> RECORDED INFORMATION:
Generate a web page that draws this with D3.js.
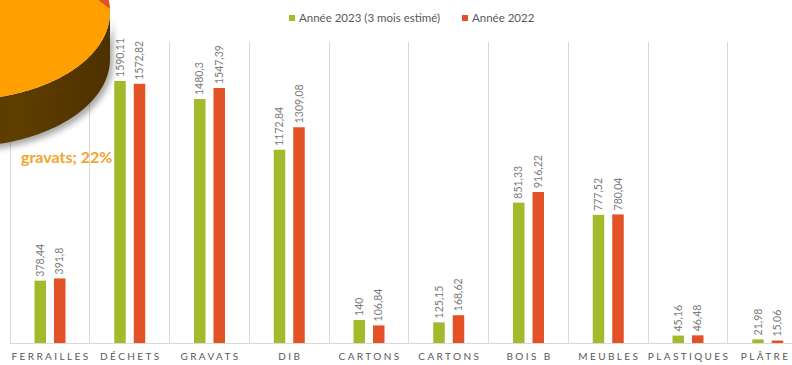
<!DOCTYPE html>
<html><head><meta charset="utf-8">
<script src="https://cdn.jsdelivr.net/npm/d3@7"></script>
<style>html,body{margin:0;padding:0;background:#fff;overflow:hidden}</style>
</head><body><svg id="c" width="792" height="365"></svg>
<script>
const categories = ["FERRAILLES","DÉCHETS","GRAVATS","DIB","CARTONS","CARTONS","BOIS B","MEUBLES","PLASTIQUES","PLÂTRE"];
const series = ["Année 2023 (3 mois estimé)","Année 2022"];
const values2023 = [378.44,1590.11,1480.3,1172.84,140,125.15,851.33,777.52,45.16,21.98];
const values2022 = [391.8,1572.82,1547.39,1309.08,106.84,168.62,916.22,780.04,46.48,15.06];
const pieLabel = "gravats; 22%";

const colors = ["#A5B92D","#E35226"];
const svg = d3.select("#c");
const W = 792, H = 365;
const baseY = 343, gridTop = 42;

const idx = d3.range(categories.length);
const x0 = d3.scaleBand().domain(idx).range([10, 807.5]).padding(0);
const x1 = d3.scaleBand().domain([0,1]).range([24.5, 55.5]).paddingInner(0.41).paddingOuter(0);
const y = d3.scaleLinear().domain([0,2000]).range([baseY, 13.4]);

const data = idx.map(i => ({i, vals:[values2023[i], values2022[i]]}));

// gridlines
const g = svg.append("g");
g.selectAll("line.v").data(idx.concat([categories.length])).join("line")
  .attr("x1", d => d < categories.length ? x0(d) : x0.range()[1])
  .attr("x2", d => d < categories.length ? x0(d) : x0.range()[1])
  .attr("y1", gridTop).attr("y2", baseY)
  .attr("stroke", "#d9d9d9").attr("stroke-width", 1).attr("shape-rendering","crispEdges");
g.append("line").attr("x1", 10).attr("x2", W).attr("y1", baseY).attr("y2", baseY)
  .attr("stroke", "#d9d9d9").attr("shape-rendering","crispEdges");

// bars
const cat = svg.append("g").selectAll("g").data(data).join("g")
  .attr("transform", d => `translate(${x0(d.i)},0)`);
cat.selectAll("rect").data(d => d.vals.map((v,s)=>({v,s}))).join("rect")
  .attr("x", d => x1(d.s)).attr("width", x1.bandwidth())
  .attr("y", d => y(d.v)).attr("height", d => baseY - y(d.v))
  .attr("fill", d => colors[d.s]);
const fmt = v => String(v).replace(".", ",");
cat.selectAll("text").data(d => d.vals.map((v,s)=>({v,s}))).join("text")
  .attr("transform", d => `translate(${x1(d.s)+x1.bandwidth()/2},${y(d.v)-4}) rotate(-90)`)
  .attr("dy", "0.35em")
  .attr("font-family", "Lato, 'Open Sans', sans-serif").attr("font-size", 10.5)
  .attr("fill", "#7a7a7a").text(d => fmt(d.v));

// category labels
const ls = 2.4;
svg.append("g").selectAll("text").data(idx).join("text")
  .attr("x", d => x0(d) + x0.bandwidth()/2 + ls/2).attr("y", 360)
  .attr("text-anchor","middle")
  .attr("font-family", "Lato, 'Open Sans', sans-serif").attr("font-size", 10)
  .attr("letter-spacing", ls).attr("fill", "#595959")
  .text(d => categories[d])
  .each(function(){
    const b = this.getBBox();
    const right = b.x + b.width - ls;
    if (right > W - 4) d3.select(this).attr("x", +d3.select(this).attr("x") - (right - (W - 4)));
  });

// pie fragment (decoration from another chart)
const defs = svg.append("defs");
const f = defs.append("filter").attr("id","sh").attr("x","-50%").attr("y","-50%").attr("width","200%").attr("height","200%");
f.append("feGaussianBlur").attr("stdDeviation", 3);
const gr = defs.append("linearGradient").attr("id","side").attr("x1","0").attr("x2","1").attr("y1","0").attr("y2","0");
gr.append("stop").attr("offset","0").attr("stop-color","#5a3a00");
gr.append("stop").attr("offset","0.7").attr("stop-color","#5e3d00");
gr.append("stop").attr("offset","1").attr("stop-color","#4e3100");

const pcx=-40, pcy=12, prx=150, pry=88, depth=47;
const pt = (t, dy) => [pcx + prx*Math.cos(t), pcy + pry*Math.sin(t) + dy];
const ts = d3.range(0, 181).map(a => a*Math.PI/180);
const topPts = d3.range(0, 361).map(a => pt(a*Math.PI/180, 0));
const sidePts = ts.map(t => pt(t, 0)).concat(ts.slice().reverse().map(t => pt(t, depth)));
const line = d3.line().curve(d3.curveLinearClosed);
defs.append("clipPath").attr("id","topclip").append("path").attr("d", line(topPts));

const pie = svg.append("g");
pie.append("path").attr("d", line(sidePts)).attr("fill","#000").attr("opacity",0.35)
  .attr("transform","translate(3,4)").attr("filter","url(#sh)");
pie.append("path").attr("d", line(sidePts)).attr("fill","url(#side)");
pie.append("path").attr("d", line(topPts)).attr("fill","#FFA000");
pie.append("path").attr("d", line([[92,-5],[110,9],[130,9],[130,-5]])).attr("fill","#E0502A").attr("clip-path","url(#topclip)");

svg.append("text").attr("x", 21).attr("y", 163)
  .attr("font-family", "Lato, 'Open Sans', sans-serif").attr("font-size", 16).attr("font-weight","bold")
  .attr("fill", "#F2A52A").text(pieLabel);

// legend
const lg = svg.append("g").attr("font-family", "Lato, 'Open Sans', sans-serif").attr("font-size", 11.5).attr("fill","#595959");
const lx = [289, 462];
series.forEach((s,i) => {
  lg.append("rect").attr("x", lx[i]).attr("y", 15).attr("width", 6).attr("height", 6).attr("fill", colors[i]);
  lg.append("text").attr("x", lx[i]+10).attr("y", 22).text(s);
});
</script></body></html>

> DIRECTION:
Print out the whole of the material word for word, without pictures.

> TASK RESULT:
Generate a web page that draws this with D3.js.
<!DOCTYPE html>
<html><head><meta charset="utf-8">
<script src="https://cdn.jsdelivr.net/npm/d3@7"></script>
<style>html,body{margin:0;padding:0;background:#fff;overflow:hidden}</style>
</head><body><svg id="c" width="792" height="365"></svg>
<script>
const categories = ["FERRAILLES","DÉCHETS","GRAVATS","DIB","CARTONS","CARTONS","BOIS B","MEUBLES","PLASTIQUES","PLÂTRE"];
const series = ["Année 2023 (3 mois estimé)","Année 2022"];
const values2023 = [378.44,1590.11,1480.3,1172.84,140,125.15,851.33,777.52,45.16,21.98];
const values2022 = [391.8,1572.82,1547.39,1309.08,106.84,168.62,916.22,780.04,46.48,15.06];
const pieLabel = "gravats; 22%";

const colors = ["#A5B92D","#E35226"];
const svg = d3.select("#c");
const W = 792, H = 365;
const baseY = 343, gridTop = 42;

const idx = d3.range(categories.length);
const x0 = d3.scaleBand().domain(idx).range([10, 807.5]).padding(0);
const x1 = d3.scaleBand().domain([0,1]).range([24.5, 55.5]).paddingInner(0.41).paddingOuter(0);
const y = d3.scaleLinear().domain([0,2000]).range([baseY, 13.4]);

const data = idx.map(i => ({i, vals:[values2023[i], values2022[i]]}));

// gridlines
const g = svg.append("g");
g.selectAll("line.v").data(idx.concat([categories.length])).join("line")
  .attr("x1", d => d < categories.length ? x0(d) : x0.range()[1])
  .attr("x2", d => d < categories.length ? x0(d) : x0.range()[1])
  .attr("y1", gridTop).attr("y2", baseY)
  .attr("stroke", "#d9d9d9").attr("stroke-width", 1).attr("shape-rendering","crispEdges");
g.append("line").attr("x1", 10).attr("x2", W).attr("y1", baseY).attr("y2", baseY)
  .attr("stroke", "#d9d9d9").attr("shape-rendering","crispEdges");

// bars
const cat = svg.append("g").selectAll("g").data(data).join("g")
  .attr("transform", d => `translate(${x0(d.i)},0)`);
cat.selectAll("rect").data(d => d.vals.map((v,s)=>({v,s}))).join("rect")
  .attr("x", d => x1(d.s)).attr("width", x1.bandwidth())
  .attr("y", d => y(d.v)).attr("height", d => baseY - y(d.v))
  .attr("fill", d => colors[d.s]);
const fmt = v => String(v).replace(".", ",");
cat.selectAll("text").data(d => d.vals.map((v,s)=>({v,s}))).join("text")
  .attr("transform", d => `translate(${x1(d.s)+x1.bandwidth()/2},${y(d.v)-4}) rotate(-90)`)
  .attr("dy", "0.35em")
  .attr("font-family", "Lato, 'Open Sans', sans-serif").attr("font-size", 10.5)
  .attr("fill", "#7a7a7a").text(d => fmt(d.v));

// category labels
const ls = 2.4;
svg.append("g").selectAll("text").data(idx).join("text")
  .attr("x", d => x0(d) + x0.bandwidth()/2 + ls/2).attr("y", 360)
  .attr("text-anchor","middle")
  .attr("font-family", "Lato, 'Open Sans', sans-serif").attr("font-size", 10)
  .attr("letter-spacing", ls).attr("fill", "#595959")
  .text(d => categories[d])
  .each(function(){
    const b = this.getBBox();
    const right = b.x + b.width - ls;
    if (right > W - 4) d3.select(this).attr("x", +d3.select(this).attr("x") - (right - (W - 4)));
  });

// pie fragment (decoration from another chart)
const defs = svg.append("defs");
const f = defs.append("filter").attr("id","sh").attr("x","-50%").attr("y","-50%").attr("width","200%").attr("height","200%");
f.append("feGaussianBlur").attr("stdDeviation", 3);
const gr = defs.append("linearGradient").attr("id","side").attr("x1","0").attr("x2","1").attr("y1","0").attr("y2","0");
gr.append("stop").attr("offset","0").attr("stop-color","#5a3a00");
gr.append("stop").attr("offset","0.7").attr("stop-color","#5e3d00");
gr.append("stop").attr("offset","1").attr("stop-color","#4e3100");

const pcx=-40, pcy=12, prx=150, pry=88, depth=47;
const pt = (t, dy) => [pcx + prx*Math.cos(t), pcy + pry*Math.sin(t) + dy];
const ts = d3.range(0, 181).map(a => a*Math.PI/180);
const topPts = d3.range(0, 361).map(a => pt(a*Math.PI/180, 0));
const sidePts = ts.map(t => pt(t, 0)).concat(ts.slice().reverse().map(t => pt(t, depth)));
const line = d3.line().curve(d3.curveLinearClosed);
defs.append("clipPath").attr("id","topclip").append("path").attr("d", line(topPts));

const pie = svg.append("g");
pie.append("path").attr("d", line(sidePts)).attr("fill","#000").attr("opacity",0.35)
  .attr("transform","translate(3,4)").attr("filter","url(#sh)");
pie.append("path").attr("d", line(sidePts)).attr("fill","url(#side)");
pie.append("path").attr("d", line(topPts)).attr("fill","#FFA000");
pie.append("path").attr("d", line([[92,-5],[110,9],[130,9],[130,-5]])).attr("fill","#E0502A").attr("clip-path","url(#topclip)");

svg.append("text").attr("x", 21).attr("y", 163)
  .attr("font-family", "Lato, 'Open Sans', sans-serif").attr("font-size", 16).attr("font-weight","bold")
  .attr("fill", "#F2A52A").text(pieLabel);

// legend
const lg = svg.append("g").attr("font-family", "Lato, 'Open Sans', sans-serif").attr("font-size", 11.5).attr("fill","#595959");
const lx = [289, 462];
series.forEach((s,i) => {
  lg.append("rect").attr("x", lx[i]).attr("y", 15).attr("width", 6).attr("height", 6).attr("fill", colors[i]);
  lg.append("text").attr("x", lx[i]+10).attr("y", 22).text(s);
});
</script></body></html>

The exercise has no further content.